A few moments on Pinterest looking at homemade gifts is enough to make the craftiest of us feel woefully inadequate. Pinterest is the place where bloggers use Christmas fairy dust to turn a pile of pinecones into a whimsical table centerpiece.
Where these bloggers get the fairy dust is unclear, as no stores carry it locally. Amazon also appears to be out.
A pile of pinecones, without it, remains a pile of pinecones.
“Pinterest fails,” they are called, and the internet is littered with them.
Yet the holidays call for carefully made, locally sourced, up-cycled goods. And so one has to search for an easy, thoughtful item to make the holidays cheerier for our friends and family.
Beeswax wraps have been tearing through Facebook groups like wildfire, as an easy and eco-friendly way to ditch Saran Wrap. Unlike plastic cling-wrap, they are easy to use and won’t get stuck on themselves or cut your fingers when you pull the wrap out. But beeswax wraps are wicked expensive online, with a three-pack setting you back $10-20.
After a couple of hours digging through Pinterest wins and Pinterest fails, this seems like a project for even the least crafty.
First stop, Mountain Rose Herbs, 152 W. 5th Avenue, to purchase an ounce of beeswax (1 oz., $4), jojoba oil (4 oz., $14.75) and copal resin (1 oz., $2). Chat up the people at the counter. They are very knowledgeable and can help you with even more tips for the project.
Then stop at MECCA, 449 Willamette Street, to grab some cotton fabric (or use your old sheets) to up-cycle (suggested price of $1-3). While you are at MECCA, look at snagging a paintbrush you can use solely for this art project. It is sticky and will ruin everything it touches.
This mix of natural products appears to be the best way to get cling and decrease cracking in the wraps. While most of the DIY recipes say to sprinkle the ingredients on the freshly cut fabric and place them in the oven at 185 degrees, many complain that the cloth gets gloppy and never properly mixes. Think mixing peanut butter and goopy jelly after it’s already on the bread.
Instead, use a double boiler to heat the ingredients to allow for proper mixing. Yes, it appears trickier but a Pyrex bowl on top of a pot of boiling water will make the process easier and make noobs feel badass.

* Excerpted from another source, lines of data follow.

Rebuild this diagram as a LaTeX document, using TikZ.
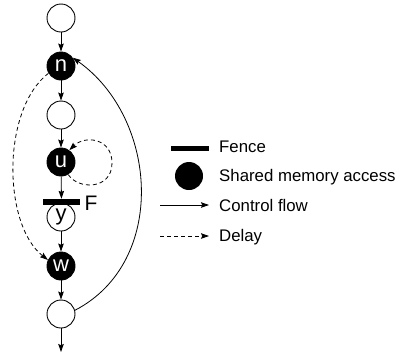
\documentclass[tikz,border=0pt]{standalone}
\usepackage{fontspec}
\setmainfont{Liberation Sans}
\usetikzlibrary{arrows.meta}
\begin{document}
\begin{tikzpicture}[x=1pt,y=-1pt,
  tip/.style={-{Stealth[length=8pt,width=5.5pt,inset=1.2pt]}},
  flow/.style={tip,line width=0.8pt},
  delay/.style={tip,line width=0.8pt,dash pattern=on 4pt off 3pt},
  wnode/.style={circle,draw,line width=0.9pt,fill=white,minimum size=28pt,inner sep=0pt,font=\fontsize{22}{22}\selectfont},
  bnode/.style={circle,draw,line width=0.9pt,fill=black,text=white,minimum size=28pt,inner sep=0pt,font=\fontsize{22}{22}\selectfont},
  fencebar/.style={rectangle,fill=black,inner sep=0pt},
  legtext/.style={anchor=base west,inner sep=0pt,font=\fontsize{16.8}{17}\selectfont}]
\useasboundingbox (0,0) rectangle (403,354);
% main column
\node[wnode] (a) at (61,18) {};
\node[bnode] (n) at (61,66) {n};
\node[wnode] (b) at (61,115) {};
\node[bnode] (u) at (61,162) {u};
\node[wnode] (y) at (61,217) {y};
\node[fencebar,minimum width=37pt,minimum height=6pt] (fence) at (61.5,202) {};
\node[anchor=west,inner sep=0pt,font=\fontsize{21}{21}\selectfont] (F) at (84.5,203) {F};
\node[bnode] (w) at (61,266) {w};
\node[wnode] (c) at (61,314) {};
\coordinate (out) at (61,352);
% control flow
\draw[flow] (a) -- (n);
\draw[flow] (n) -- (b);
\draw[flow] (b) -- (u);
\draw[flow] (u) -- (fence);
\draw[flow] (y) -- (w);
\draw[flow] (w) -- (c);
\draw[flow] (c) -- (out);
\draw[flow] (c.15) .. controls (168,262) and (158,118) .. (n.35);
% delays
\draw[delay] (n.210) .. controls (1,110) and (3,225) .. (w.155);
\draw[delay] (u.-60) .. controls (78,190) and (112,190) .. (112,163) .. controls (112,138) and (85,135) .. (u.55);
% legend
\node[fencebar,minimum width=38pt,minimum height=5pt] (lfence) at (190,148) {};
\node[circle,fill=black,minimum size=28pt,inner sep=0pt] (lcirc) at (189,176) {};
\coordinate (lc1) at (160,205);
\coordinate (lc2) at (209,205);
\coordinate (ld1) at (160,236);
\coordinate (ld2) at (209,236);
\draw[flow] (lc1) -- (lc2);
\draw[delay] (ld1) -- (ld2);
\node[legtext] (t1) at (219,152.7) {Fence};
\node[legtext] (t2) at (219,181) {Shared memory access};
\node[legtext] (t3) at (219,211.7) {Control flow};
\node[legtext] (t4) at (219,241) {Delay};
\end{tikzpicture}
\end{document}
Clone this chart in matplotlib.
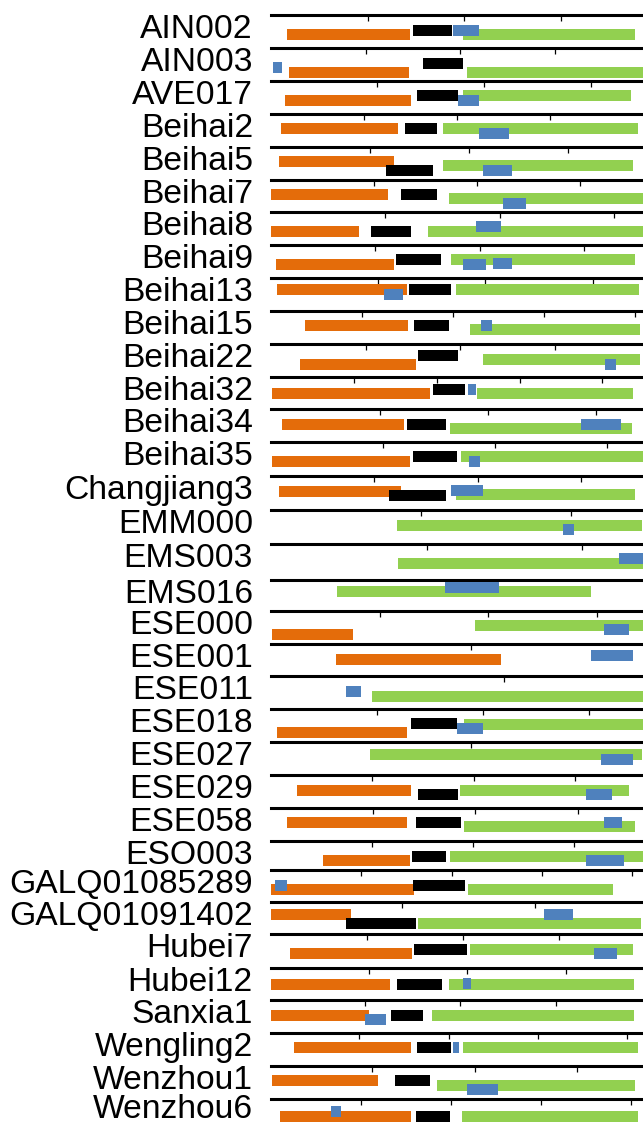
import matplotlib
matplotlib.use("Agg")
import matplotlib.pyplot as plt

# sample names, one panel each
labels = ["AIN002", "AIN003", "AVE017", "Beihai2", "Beihai5", "Beihai7", "Beihai8",
          "Beihai9", "Beihai13", "Beihai15", "Beihai22", "Beihai32", "Beihai34",
          "Beihai35", "Changjiang3", "EMM000", "EMS003", "EMS016", "ESE000", "ESE001",
          "ESE011", "ESE018", "ESE027", "ESE029", "ESE058", "ESO003", "GALQ01085289",
          "GALQ01091402", "Hubei7", "Hubei12", "Sanxia1", "Wengling2", "Wenzhou1",
          "Wenzhou6"]

# tick positions on the (unlabelled) position scale of each panel
ticks = [[325, 613, 904], [319, 601, 886], [352, 673, 994], [313, 592, 871],
         [331, 628, 925], [343, 652, 961], [376, 721, 1063], [346, 661, 973],
         [355, 676, 1000], [307, 580, 853, 1126], [319, 601, 886],
         [283, 532, 781, 1027], [361, 685, 1009], [370, 706, 1042],
         [343, 655, 964], [484, 934], [502, 967], [], [361, 685, 1012], [634],
         [733], [352, 670, 988], [634], [337, 643, 946], [340, 646, 955],
         [337, 640, 943], [304, 577, 847, 1117], [427, 826], [322, 610, 898],
         [328, 622, 919], [316, 601, 889], [298, 568, 835, 1102],
         [337, 646, 952], [304, 574, 844, 1114]]

# (start, end, lane) per panel; None = no bar
orange = [(81, 450, 41), (87, 447, 56), (75, 453, 41), (63, 414, 26), (57, 402, 26),
          (33, 384, 27), (33, 297, 42), (48, 402, 41), (51, 441, 17), (135, 444, 27),
          (120, 468, 45), (36, 510, 33), (66, 432, 29), (36, 450, 41), (57, 423, 29),
          None, None, None, (36, 279, 54), (228, 723, 30), None, (51, 441, 53),
          None, (111, 453, 29), (81, 441, 26), (189, 450, 41), (33, 462, 41),
          (30, 273, 21), (90, 456, 41), (33, 390, 33), (30, 327, 29), (102, 453, 26),
          (36, 354, 26), (60, 453, 35)]

black = [(459, 576, 29), (489, 609, 29), (471, 594, 26), (435, 531, 26), (378, 519, 53),
         (423, 531, 27), (333, 453, 42), (408, 543, 26), (447, 573, 17), (462, 567, 27),
         (474, 594, 18), (519, 615, 21), (441, 558, 29), (459, 591, 26), (387, 558, 41),
         None, None, None, None, None, None, (453, 591, 26), None, (474, 594, 41),
         (468, 603, 26), (456, 558, 29), (459, 615, 29), (258, 468, 48), (462, 621, 29),
         (411, 546, 33), (393, 489, 29), (471, 573, 26), (405, 510, 26), (468, 570, 35)]

green = [(609, 1125, 41), (621, 1149, 56), (609, 1113, 26), (549, 1134, 26),
         (549, 1119, 38), (567, 1149, 39), (504, 1149, 42), (573, 1125, 26),
         (588, 1137, 17), (630, 1140, 39), (669, 1140, 30), (651, 1119, 33),
         (570, 1116, 41), (603, 1149, 26), (588, 1125, 38), (411, 1146, 29),
         (414, 1149, 41), (231, 993, 18), (645, 1149, 27), None, (336, 1149, 44),
         (612, 1149, 30), (330, 1146, 20), (600, 1107, 29), (612, 1125, 38),
         (570, 1149, 29), (624, 1059, 41), (474, 1143, 48), (630, 1119, 29),
         (567, 1122, 33), (516, 1122, 29), (609, 1134, 26), (531, 1125, 41),
         (606, 1134, 35)]

blue = [[(579, 657, 29)], [(39, 66, 41)], [(594, 657, 41)], [(657, 747, 41)],
        [(669, 756, 53)], [(729, 798, 54)], [(648, 723, 27)],
        [(609, 678, 41), (699, 756, 38)], [(372, 429, 32)], [(663, 696, 27)],
        [(1035, 1068, 45)], [(624, 648, 21)], [(963, 1083, 29)], [(627, 660, 41)],
        [(573, 669, 26)], [(909, 942, 41)], [(1077, 1149, 26)], [(555, 717, 6)],
        [(1032, 1107, 39)], [(993, 1119, 18)], [(258, 303, 29)], [(591, 669, 41)],
        [(1023, 1119, 35)], [(978, 1056, 41)], [(1032, 1086, 26)], [(978, 1092, 41)],
        [(45, 81, 29)], [(852, 939, 21)], [(1002, 1071, 41)], [(609, 633, 30)],
        [(315, 378, 41)], [(579, 597, 26)], [(621, 714, 53)], [(213, 243, 20)]]

# layout (pixels from top of figure)
row_tops = [15.3, 48.3, 81.3, 114.3, 147.3, 180, 212, 245.3, 278.3, 311, 344, 377,
            409.3, 442.3, 476.3, 510.3, 544.3, 580, 611, 644, 676.3, 709.3, 742.3,
            775.3, 808.3, 841.3, 870.3, 902, 934.3, 968, 1000.3, 1033.3, 1066.3,
            1099.3]

W, H = 643, 1125
row_h = 33
colors = {"orange": "#E46C0A", "black": "#000000", "green": "#92D050", "blue": "#4F81BD"}

fig = plt.figure(figsize=(W / 100, H / 100), dpi=100)


def draw_bar(ax, bar, color, z):
    if bar is None:
        return
    x0, x1, lane = bar
    ax.barh(lane + 16, x1 - x0, left=x0, height=32, color=color, zorder=z, linewidth=0)


for i, name in enumerate(labels):
    top = row_tops[i]
    ax = fig.add_axes([271 / W, 1 - (top + row_h) / H, 372 / W, row_h / H])
    ax.set_xlim(33, 1149)
    ax.set_ylim(row_h * 3, 0)
    for s in ["left", "right", "bottom"]:
        ax.spines[s].set_visible(False)
    ax.spines["top"].set_linewidth(2.2)
    ax.xaxis.tick_top()
    ax.set_xticks(ticks[i])
    ax.tick_params(axis="x", direction="in", length=4.5, width=0.9, labeltop=False)
    ax.set_yticks([])
    ax.patch.set_alpha(0)

    draw_bar(ax, orange[i], colors["orange"], 2)
    draw_bar(ax, black[i], colors["black"], 3)
    draw_bar(ax, green[i], colors["green"], 4)
    for b in blue[i]:
        draw_bar(ax, b, colors["blue"], 5)

    # keep the last label's descent inside the figure
    base = min(top + 23, H - 7.5)
    fig.text(253 / W, 1 - base / H, name, ha="right", va="baseline",
             fontsize=24.2, family="Liberation Sans")

fig.savefig("out.png", dpi=100)
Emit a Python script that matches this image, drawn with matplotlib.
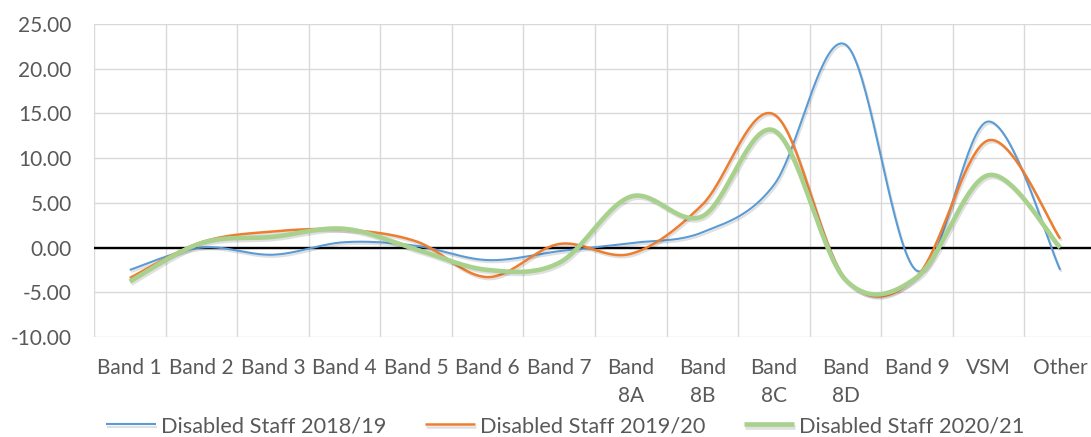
import matplotlib
matplotlib.use('Agg')
import matplotlib.pyplot as plt
import matplotlib.patheffects as pe
import numpy as np

plt.rcParams['font.family'] = ['Lato', 'DejaVu Sans']

# categories and values
bands = ['Band 1', 'Band 2', 'Band 3', 'Band 4', 'Band 5', 'Band 6', 'Band 7',
         'Band\n8A', 'Band\n8B', 'Band\n8C', 'Band\n8D', 'Band 9', 'VSM', 'Other']
staff_1819 = [-2.5, 0.0, -0.8, 0.6, 0.2, -1.4, -0.4, 0.5, 1.7, 7.0, 22.7, -2.6, 14.1, -2.5]
staff_1920 = [-3.4, 0.6, 1.8, 2.0, 0.7, -3.3, 0.4, -0.7, 4.8, 14.9, -3.5, -3.2, 12.0, 1.0]
staff_2021 = [-3.8, 0.5, 1.2, 2.1, -0.2, -2.5, -1.7, 5.7, 3.5, 13.1, -3.6, -3.3, 8.1, 0.0]
series_names = ['Disabled Staff 2018/19', 'Disabled Staff 2019/20', 'Disabled Staff 2020/21']


def smooth(x, y, n=40):
    # excel style smoothed line: bezier through the points, tangent/6 controls
    x = np.asarray(x, float)
    y = np.asarray(y, float)
    px = np.concatenate(([x[0]], x, [x[-1]]))
    py = np.concatenate(([y[0]], y, [y[-1]]))
    t = np.linspace(0, 1, n)
    xs, ys = [], []
    for i in range(len(x) - 1):
        p0 = np.array([x[i], y[i]])
        p3 = np.array([x[i + 1], y[i + 1]])
        p1 = p0 + (np.array([px[i + 2], py[i + 2]]) - np.array([px[i], py[i]])) / 6
        p2 = p3 - (np.array([px[i + 3], py[i + 3]]) - np.array([px[i + 1], py[i + 1]])) / 6
        b = ((1 - t) ** 3)[:, None] * p0 + (3 * (1 - t) ** 2 * t)[:, None] * p1 \
            + (3 * (1 - t) * t ** 2)[:, None] * p2 + (t ** 3)[:, None] * p3
        xs.append(b[:, 0])
        ys.append(b[:, 1])
    return np.concatenate(xs), np.concatenate(ys)


fig = plt.figure(figsize=(10.91, 4.37), dpi=100)
ax = fig.add_axes([94 / 1091, 1 - 337 / 437, 1002 / 1091, 313 / 437])

xpos = np.arange(len(bands)) + 0.5
colors = ['#5B9BD5', '#ED7D31', '#A9D18E']
widths = [1.5, 1.8, 3.3]
shadow = [pe.SimpleLineShadow(offset=(1, -1.5), alpha=0.12), pe.Normal()]

for vals, name, c, lw in zip([staff_1819, staff_1920, staff_2021], series_names, colors, widths):
    sx, sy = smooth(xpos, vals)
    ax.plot(sx, sy, color=c, lw=lw, label=name, path_effects=shadow, zorder=3,
            solid_capstyle='butt')

ax.axhline(0, color='black', lw=1.7, zorder=2)

ax.set_xlim(0, len(bands))
ax.set_ylim(-10, 25)
ax.set_yticks(np.arange(-10, 26, 5))
ax.set_yticklabels(['%.2f' % v for v in np.arange(-10, 26, 5)])
ax.set_xticks(np.arange(len(bands) + 1), minor=False)
ax.set_xticklabels([])
ax.set_xticks(xpos, minor=True)
ax.set_xticklabels(bands, minor=True, linespacing=1.5)
ax.grid(True, which='major', color='#D9D9D9', lw=1.0)
ax.set_axisbelow(True)
for s in ax.spines.values():
    s.set_visible(False)
ax.tick_params(axis='both', which='both', length=0, colors='#595959', labelsize=15)
ax.tick_params(axis='y', pad=16)
ax.tick_params(axis='x', which='minor', pad=15)

ax.legend(loc='center', bbox_to_anchor=(0.518, 0.025), bbox_transform=fig.transFigure,
          ncol=3, frameon=False, fontsize=15.7, handlelength=2.3, handletextpad=0.25,
          columnspacing=1.75, borderpad=0, labelcolor='#595959')

fig.savefig('out.png', dpi=100)
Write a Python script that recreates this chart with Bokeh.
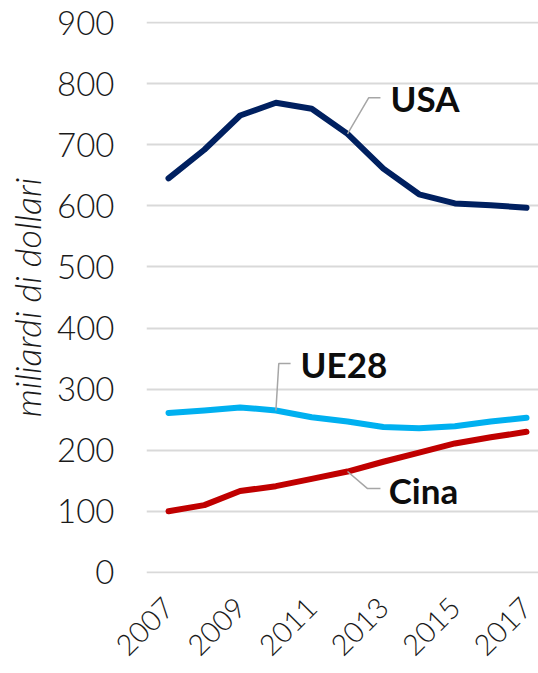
from bokeh.plotting import figure
from bokeh.models import Range1d, FixedTicker
from bokeh.core.properties import value
from bokeh.embed import file_html
from bokeh.resources import INLINE
import math

years = [2007, 2008, 2009, 2010, 2011, 2012, 2013, 2014, 2015, 2016, 2017]
usa = [645, 692, 748, 769, 759, 718, 661, 619, 604, 601, 597]
ue28 = [261, 265, 270, 265, 254, 247, 238, 236, 239, 247, 253]
cina = [100, 110, 133, 141, 153, 165, 181, 196, 211, 221, 230]
y_ticks = [0, 100, 200, 300, 400, 500, 600, 700, 800, 900]
x_ticks = [2007, 2009, 2011, 2013, 2015, 2017]
series_names = ["USA", "UE28", "Cina"]

FONT = "Lato"
LIGHT = "Lato Light, Lato"

p = figure(width=538, height=673, output_backend="svg", toolbar_location=None,
           x_range=Range1d(2006.385, 2017.335), y_range=Range1d(-2, 902),
           min_border_left=146, min_border_right=0, min_border_top=21,
           min_border_bottom=100)
p.outline_line_color = None
p.background_fill_color = "white"
p.border_fill_color = "white"

p.xgrid.grid_line_color = None
p.ygrid.grid_line_color = "#d9d9d9"
p.ygrid.grid_line_width = 2
p.yaxis.ticker = FixedTicker(ticks=y_ticks)
p.xaxis.ticker = FixedTicker(ticks=x_ticks)

for ax in (p.xaxis[0], p.yaxis[0]):
    ax.axis_line_color = None
    ax.major_tick_line_color = None
    ax.minor_tick_line_color = None
    ax.major_tick_out = 0
    ax.major_tick_in = 0
    ax.major_label_text_font = LIGHT
    ax.major_label_text_color = "#1a1a1a"

p.yaxis.major_label_text_font_size = "33px"
p.yaxis.major_label_standoff = 32
p.yaxis.axis_label = "miliardi di dollari"
p.yaxis.axis_label_text_font = LIGHT
p.yaxis.axis_label_text_font_style = "italic"
p.yaxis.axis_label_text_font_size = "36px"
p.yaxis.axis_label_text_color = "#1a1a1a"
p.yaxis.axis_label_standoff = 5

p.xaxis.major_label_text_font_size = "29px"
p.xaxis.major_label_orientation = math.pi / 4
p.xaxis.major_label_standoff = 29

colors = {"USA": "#002060", "UE28": "#00b0f0", "Cina": "#c00000"}
data = {"USA": usa, "UE28": ue28, "Cina": cina}
for name in series_names:
    p.line(years, data[name], line_color=colors[name], line_width=6,
           line_join="round", line_cap="round")

# callout labels: anchor year index, leader elbow offsets (years, value), text offset
callouts = [
    ("USA", 5, (0.59, 59), (0.92, 59), (1.2, 59)),
    ("UE28", 3, (0.08, 77), (0.41, 77), (0.69, 76)),
    ("Cina", 5, (0.56, -28), (0.92, -28), (1.15, -31)),
]
for name, idx, e1, e2, t in callouts:
    x0, y0 = years[idx], data[name][idx]
    p.line([x0, x0 + e1[0], x0 + e2[0]], [y0, y0 + e1[1], y0 + e2[1]],
           line_color="#a6a6a6", line_width=1.5)
    p.text(x=[x0 + t[0]], y=[y0 + t[1]], text=[name], text_font=value(FONT),
           text_font_style="bold", text_font_size="35px", text_color="#0d0d0d",
           text_baseline="middle", text_align="left")

open("out.html", "w").write(file_html(p, INLINE))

Or, if you already have your badass badge, use the double boiler you already own. Put the resin in first, as it will take about an hour for the hard rocks to melt into a consistency that can be mixed with the beeswax. Add your jojoba and beeswax and mix until smooth.
Once the ingredients are properly mixed, paint a thin layer of the mixture over your fabric pieces (for the sake of clean up, use a cookie sheet lined with parchment under the fabric). Place the wrap on the cookie sheet and then into an oven set to 300 degrees, let sit for five minutes in the oven, and then flip the wrap and bake for another five minutes. When finished, wave the wrap around until the beeswax sets a bit and hang to dry completely.
To wash, use cool water and a gentle soap.
The beeswax wraps can be gifted in a box with a bow, wrapped around cookies or other treats, or you can make a quick sugar cookie recipe and wrap the dough log in the beeswax wrap. The wraps will keep the dough fresh in the freezer for up to three months.
#PinterestFail? Nope. #Winning.
2 oz. beeswax
1 tbsp. copal resin
2 tbsps. jojoba oil
Cotton fabric cut to size (use pinking shears to avoid fraying).
Place copal resin in double boiler, let melt until liquid (about an hour).
Add jojoba oil and beeswax and mix (use a popsicle stick to avoid ruining your favorite spoon) should combine in 10-20 minutes.
Use a paintbrush to lightly cover fabric with mixture.
Place cookie sheet with fabric on it in the oven at 300 degrees for 10 minutes, flip half way through.
Take the wrap out of the oven and pick it up by corners, wave until the beeswax has set up a bit, hang dry.
Clean with cool water and gentle soap.